Rotina — Acorda todo dia às 5h20, depois de dormir uma média de cinco horas. “Sempre fui de dormir pouco.” Lê três jornais em papel (diz não ter se adaptado ao tablet) e segue para trabalhar na consultoria até umas 13h30. “Aí a tarde é minha.” O “tempo livre” serve para leituras e a redação eventual de um artigo, mas a rotina é imediatamente interrompida se o neto aparecer. “Brincar com ele é mais importante que o resto.”

Hobby — Ler livros e artigos, em geral sobre economia, história e antropologia, e ouvir música clássica depois do almoço, especialmente as composições de Mahler e Beethoven. “A música me dá uma tranquilidade… É uma das coisas que dá para se fazer depois de velho.”

Atividade física — “Faço pouco exercício. Nenhum, aliás.”

Uma influência — Não se influenciou por um pensador ou economista em especial, mas por uma trajetória de formação. “Quando foi publicado, em 1948, o livro Economics (de Paul Samuelson e William Norhaus) era considerado uma revolução. Mas também era um keynesianismo (escola de John Keynes) ‘hidráulico’, uma coisa mecânica. Na origem, estudei mais pelos livros italianos, como o de Bresciani-Turroni, com uma visão mais ampla, institucional.

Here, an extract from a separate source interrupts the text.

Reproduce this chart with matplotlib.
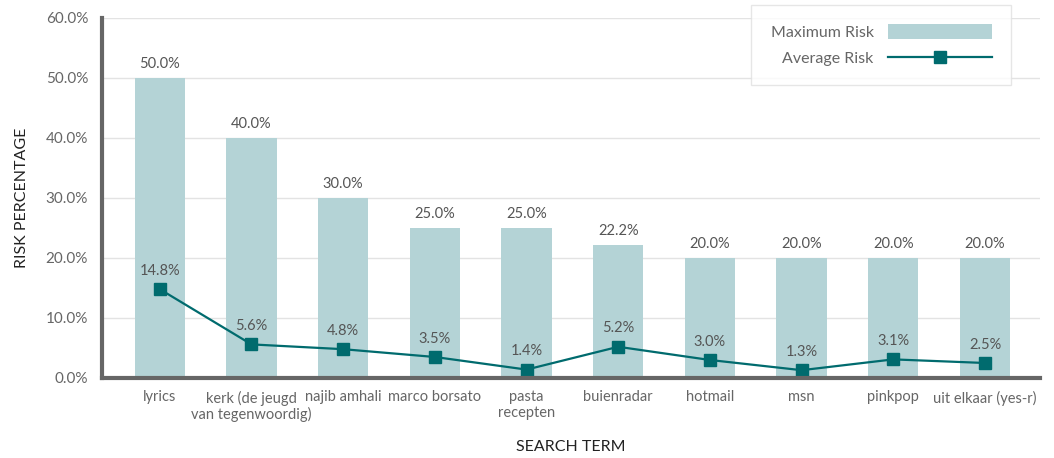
import numpy as np
import matplotlib.pyplot as plt
from matplotlib.ticker import FuncFormatter

terms = ["lyrics", "kerk (de jeugd\nvan tegenwoordig)", "najib amhali", "marco borsato",
         "pasta\nrecepten", "buienradar", "hotmail", "msn", "pinkpop", "uit elkaar (yes-r)"]
max_risk = [50.0, 40.0, 30.0, 25.0, 25.0, 22.2, 20.0, 20.0, 20.0, 20.0]
avg_risk = [14.8, 5.6, 4.8, 3.5, 1.4, 5.2, 3.0, 1.3, 3.1, 2.5]
yticks = [0, 10, 20, 30, 40, 50, 60]

bar_color = '#b4d3d6'
line_color = '#006b6e'
text_color = '#666666'

plt.rcParams['font.family'] = ['Lato', 'DejaVu Sans']

fig = plt.figure(figsize=(10.54, 4.58), dpi=100)
ax = fig.add_axes([0.0968, 0.1747, 0.8899, 0.786])

x = np.arange(len(terms))
bars = ax.bar(x, max_risk, width=0.55, color=bar_color, label='Maximum Risk', zorder=2)
line, = ax.plot(x, avg_risk, color=line_color, lw=1.6, marker='s', markersize=8,
                label='Average Risk', zorder=3)

for xi, v in zip(x, max_risk):
    ax.text(xi, v + 1.1, '%.1f%%' % v, ha='center', va='bottom', fontsize=10.5, color='#555555')
for xi, v in zip(x, avg_risk):
    ax.text(xi, v + 1.9, '%.1f%%' % v, ha='center', va='bottom', fontsize=10.5, color='#555555')

ax.set_xlim(-0.63, 9.6)
ax.set_ylim(0, 60)
ax.set_yticks(yticks)
ax.yaxis.set_major_formatter(FuncFormatter(lambda v, p: '%.1f%%' % v))
ax.set_xticks(x)
ax.set_xticklabels(terms, fontsize=10.5, color=text_color, linespacing=1.1)
ax.tick_params(axis='y', labelsize=11, labelcolor=text_color, length=0, pad=10)
ax.tick_params(axis='x', length=0, pad=9)
ax.grid(axis='y', color='#e3e3e3', lw=1, zorder=0)

for s in ['top', 'right']:
    ax.spines[s].set_visible(False)
for s in ['left', 'bottom']:
    ax.spines[s].set_color('#666666')
    ax.spines[s].set_linewidth(3)
    ax.spines[s].set_zorder(4)

ax.set_ylabel('RISK PERCENTAGE', fontsize=11.5, color='#222222', labelpad=12)
ax.set_xlabel('SEARCH TERM', fontsize=11.5, color='#222222', labelpad=13)

leg = ax.legend(handles=[bars, line], loc='upper right', bbox_to_anchor=(0.969, 1.036),
                markerfirst=False, frameon=True, fancybox=False, fontsize=11.5,
                handlelength=6.5, handleheight=1.0, borderpad=1.2, labelspacing=0.65,
                handletextpad=0.9, borderaxespad=0)
leg.get_frame().set_edgecolor('#e0e0e0')
leg.get_frame().set_linewidth(1)
for t in leg.get_texts():
    t.set_color(text_color)

fig.savefig('out.png', dpi=100)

Os italianos eram mais sofisticados não só na economia: foram os primeiros que realmente ‘metabolizaram’ o marxismo.”

Conselho para quem está começando — Costuma dizer aos estudantes de economia que eles não serão portadores de uma ciência. “A ideia de saber como algo vai se comportar é possível na química ou na física, não na economia. É preciso ser muito mais humilde. Determinado incentivo não vai se comportar como você gostaria, se for o incentivo errado.” Como ministro da Agricultura, ele experimentou isso na prática. Os programas de subsídios aos agricultores previam o repasse da vantagem ao consumidor, mas alguns deles acabavam enriquecendo. “Nas respostas [aos incentivos], sempre vão aparecer os muito mais inteligentes do que você.”